Frise-se que a empresa possui sua função social. E, ainda que o empregador detenha parte do poder diretivo, não pode, de maneira alguma, ultrapassar as normas de saúde e segurança que devem pautar a relação de trabalho, ponderou a relatora do caso. Em seu recurso, a estoquista relatou que a empregadora não seguiu a recomendação médica de transferi-la de função durante a gravidez, obrigando-a a executar atividades que demandavam esforço físico, colocando em risco tanto a sua saúde como a do feto.

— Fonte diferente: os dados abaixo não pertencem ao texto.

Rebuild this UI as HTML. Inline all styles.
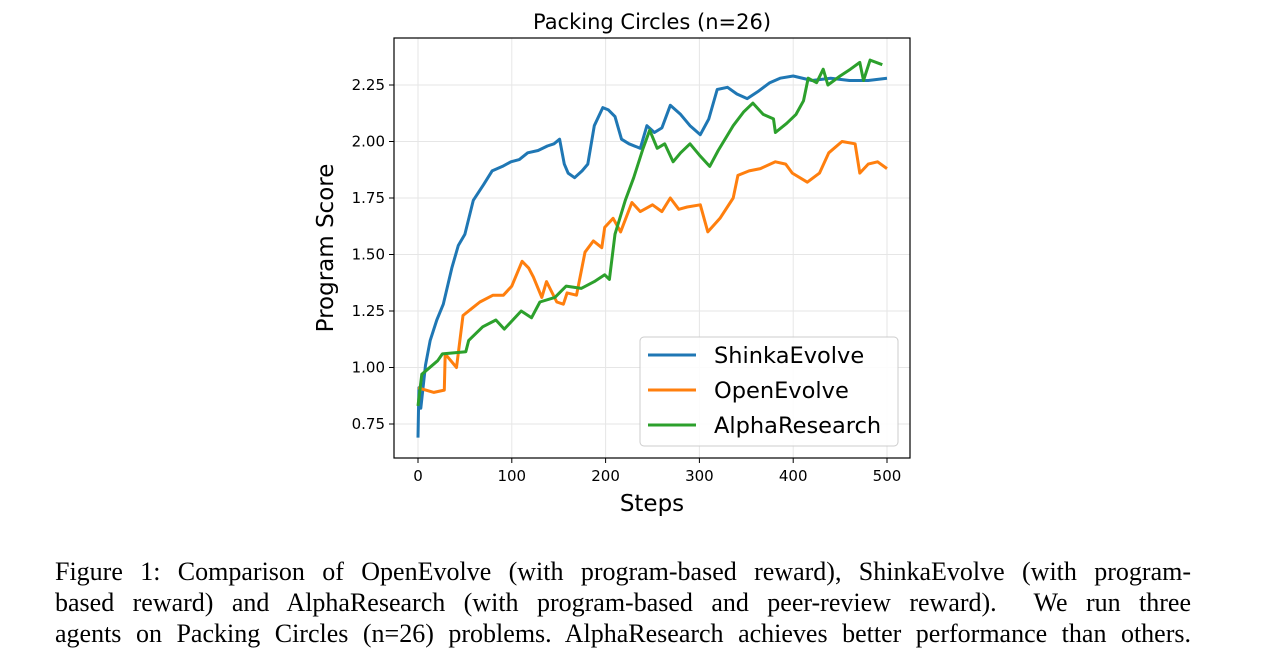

De acordo com os relatos da trabalhadora, assim que tomou ciência da gravidez comunicou à empresa. Acrescentou que, durante as consultas de pré-natal, o médico lhe informou que não mais poderia executar as atividades próprias de sua função, como carregar peso, arrastar e agachar para levantar caixas e subir em pallets, pois essas atividades ofereciam perigo à gestação. Porém, a empresa, mesmo ciente dessa determinação, não procedeu ao remanejamento de setor. Em sua defesa, a empregadora não negou que deixou de fazer a transferência da estoquista. Sustentou apenas que esse procedimento não foi necessário, já que ela não realizava qualquer esforço físico no exercício de suas funções, não havendo perigo para a gestação.

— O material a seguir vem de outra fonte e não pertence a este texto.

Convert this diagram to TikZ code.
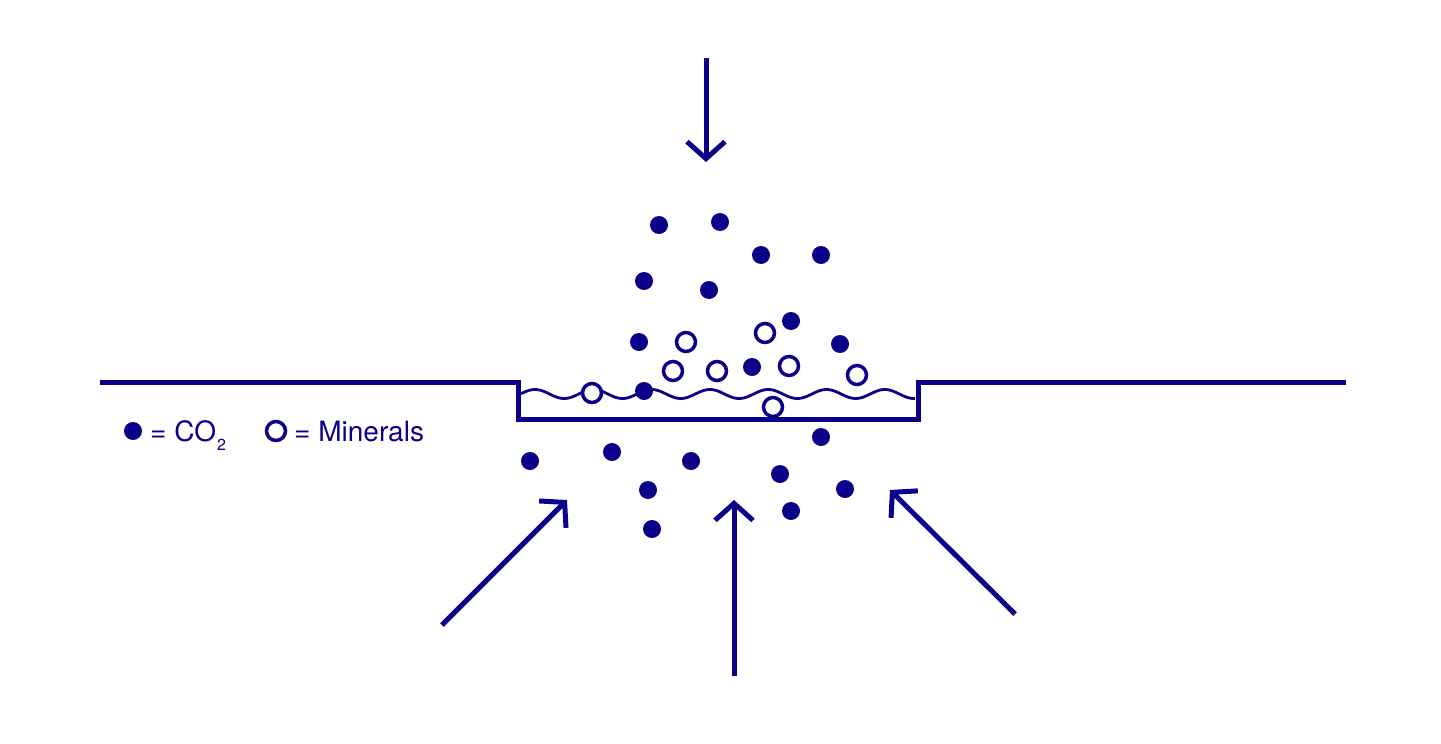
\documentclass[tikz,border=0pt]{standalone}
\usepackage{fontspec}
\setmainfont{TeX Gyre Heros}
\usetikzlibrary{arrows.meta}
\definecolor{navy}{RGB}{12,0,138}
\begin{document}
\begin{tikzpicture}[x=1pt,y=-1pt,
  co/.style={circle,fill=navy,inner sep=0pt,minimum size=18pt},
  mineral/.style={circle,draw=navy,line width=3.5pt,fill=white,inner sep=0pt,minimum size=19pt},
  ground/.style={navy,line width=5pt},
  wave/.style={navy,line width=2.8pt},
  flow/.style={navy,line width=5pt,-{Straight Barb[length=17pt,width=38pt]}},
  lbl/.style={text=navy,font=\fontsize{28}{33}\selectfont,anchor=base west,inner sep=0pt}]
\useasboundingbox (0,0) rectangle (1441,744);
% ground
\coordinate (gl) at (100,382);
\coordinate (p1) at (518,382);
\coordinate (p2) at (518,419);
\coordinate (p3) at (918,419);
\coordinate (p4) at (918,382);
\coordinate (gr) at (1346,382);
\draw[ground] (gl) -- (p1) -- (p2) -- (p3) -- (p4) -- (gr);
% water surface
\draw[wave] plot[domain=0:394,samples=240] ({521+\x},{394-4.5*cos(((\x-14)/58.3)*360)});
% arrows
\coordinate (t0) at (706,58);
\coordinate (t1) at (706,162);
\draw[flow] (t0) -- (t1);
\coordinate (a0) at (442,625);
\coordinate (a1) at (567,500);
\draw[flow] (a0) -- (a1);
\coordinate (b0) at (734,676);
\coordinate (b1) at (734,500);
\draw[flow] (b0) -- (b1);
\coordinate (c0) at (1015,614);
\coordinate (c1) at (890,490);
\draw[flow] (c0) -- (c1);
% CO2 dots
\foreach \n/\p in {d1/{659,225},d2/{720,222},d3/{761,255},d4/{821,255},d5/{644,281},
  d6/{709,290},d7/{791,321},d8/{639,342},d9/{840,344},d10/{752,367},d11/{644,391},
  d12/{821,437},d13/{530,461},d14/{612,452},d15/{691,461},d16/{780,474},d17/{648,490},
  d18/{845,489},d19/{791,511},d20/{652,529}}
  \node[co] (\n) at (\p) {};
% minerals
\foreach \n/\p in {m1/{686,342},m2/{765,333},m3/{673,371},m4/{717,371},m5/{789,366},
  m6/{857,375},m7/{592,393},m8/{773,407}}
  \node[mineral] (\n) at (\p) {};
% legend
\node[co] (lco) at (133,431) {};
\node[lbl] (tco) at (150,441) {= CO\kern1pt\raisebox{-9pt}{\fontsize{16}{18}\selectfont 2}};
\node[mineral] (lmin) at (276,431) {};
\node[lbl] (tmin) at (294,441) {= Minerals};
\end{tikzpicture}
\end{document}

Argumentou que não ficou comprovado qualquer dano sofrido pela trabalhadora. Chamou a atenção da desembargadora o depoimento da testemunha indicada pela gestante, por ter se mostrado mais convincente. O colega de trabalho, que exercia a função de conferencista, informou que os estoquistas faziam a contagem do estoque de caixas e produtos, sendo que, às vezes, para a contagem das caixas, era necessário retirá-las das pilhas, que tinham, geralmente, cerca de 10 caixas.

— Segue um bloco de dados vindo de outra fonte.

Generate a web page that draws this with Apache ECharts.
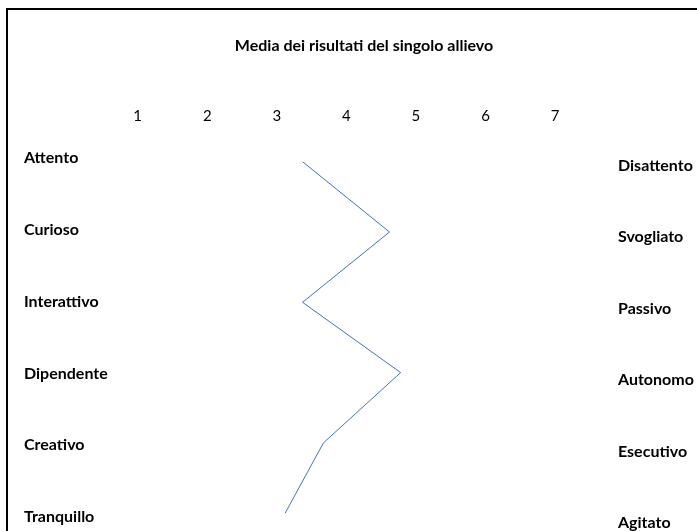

Conforme declarou a testemunha, poderia ocorrer de os operadores auxiliarem na retirada das caixas, mas que já chegou a ver a estoquista retirando caixas durante a gravidez. Já a testemunha indicada pela empresa relatou que a estoquista não tinha que carregar caixas e que até poderia acontecer na hora de fazer a contagem, mas isso não demandava grandes deslocamentos. Na avaliação da desembargadora, a análise do conjunto de provas deixou claro o dano sofrido pela gestante diante da indiferença da empresa.
Lembrou a magistrada que a Constituição confere tratamento especial e protetivo à mãe e ao bebê, sendo dever da família, da sociedade e do Estado protegê-lo de toda forma de negligência, discriminação, exploração, violência, crueldade e opressão, nos termos do artigo 227 da CR/88. Na área trabalhista, a julgadora citou o artigo 392, parágrafo 4º, inciso I, da CLT, que dispõe expressamente ser garantida à empregada, durante a gravidez, sem prejuízo do salário e demais direitos, a transferência de função, quando as condições de saúde exigirem, assegurada a retomada da função anteriormente exercida, logo após o retorno ao trabalho. Já no plano internacional, a relatora destacou a Convenção da OIT nº 3, ratificada pelo Brasil, que traça diretrizes para proteção das mulheres nos períodos antecedente e posterior ao parto, tendo, como objetivo principal, a proteção à maternidade.
A autora foi obrigada a permanecer durante toda a gestação exposta a situação de risco, além de vivenciar a tensão de sofrer algum abalo físico e, por consequência, emocional, prejudicial a si e ao bebê, devido às atividades realizadas. Estava, pois, sujeita à ameaça de sua própria saúde e do filho que esperava. Esta situação atenta contra a sua dignidade e integridade psíquica e física, de modo que é indenizável, no plano moral, finalizou, fixando a indenização em 20 mil reais. Em decisão unânime, a Turma julgadora acompanhou esse entendimento.